The absence of meaningful non-recourse project financing stunts economic activity. It discourages risk taking, dampens innovation and provides no room for failure. An economy cannot thrive if those that fail in business, without committing any fraud or corruption, and acting with full perseverance are reduced to losing everything they have. In our context, the real indicator for economic growth is the cost of failure. Currently, the cost of failure is disproportionately high for those who are not privileged enough to afford to such risk.
When Nepali banks have been pushed to consider non-recourse type project financing, they have resisted arguing that it is hard to discern true project worth and the lack of other prerequisite regulatory support.
The bank’s arguments are largely disingenuous. Banks around the world have figured out how to do it. The science is well understood and demonstrated. Nepali banks and financial institutions are simply lazy, operating as glorified pawn shops rather than growth engines that are invested in the economy. Due-diligence of project finance is difficult. It requires lenders to be far more engaged in assessing projects. But it is not impossible even with the Nepal’s current economic system. Our financial institutions must summon the courage to evolve from being petty money lenders.
Decentralize the economy
What should Prachanda and Prime Minister Oli do to deliver on the promise of economic transformation?

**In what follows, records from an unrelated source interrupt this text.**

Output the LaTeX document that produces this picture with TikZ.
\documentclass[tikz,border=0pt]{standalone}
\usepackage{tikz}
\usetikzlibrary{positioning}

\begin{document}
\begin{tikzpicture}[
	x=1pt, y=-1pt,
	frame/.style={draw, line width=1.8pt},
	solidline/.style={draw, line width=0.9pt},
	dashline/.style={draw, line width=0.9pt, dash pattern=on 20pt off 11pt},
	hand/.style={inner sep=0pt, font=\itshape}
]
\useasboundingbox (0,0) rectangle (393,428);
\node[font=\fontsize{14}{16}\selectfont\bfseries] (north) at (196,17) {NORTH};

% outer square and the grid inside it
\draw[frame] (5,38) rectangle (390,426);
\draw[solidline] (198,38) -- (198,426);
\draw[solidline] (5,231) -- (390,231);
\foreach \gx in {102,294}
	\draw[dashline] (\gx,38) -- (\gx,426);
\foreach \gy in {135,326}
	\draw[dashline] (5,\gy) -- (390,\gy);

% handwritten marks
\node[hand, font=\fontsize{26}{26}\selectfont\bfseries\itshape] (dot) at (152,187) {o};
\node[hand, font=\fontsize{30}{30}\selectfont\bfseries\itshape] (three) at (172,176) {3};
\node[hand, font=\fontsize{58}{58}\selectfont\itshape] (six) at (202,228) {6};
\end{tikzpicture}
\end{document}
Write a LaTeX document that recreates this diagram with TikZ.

They could require financial institutions to provide the same amount of non-recourse project loans as secured loans. For every one rupee in a secured loan, one rupee towards a non-recourse project loan. Then, they could sit on a three-legged stool and watch the economy boom as Nepalis return home to start enterprises instead of building football stadium in Qatar.
Or, they could spend their time trying to balance sitting cross-legged on a two-legged stool.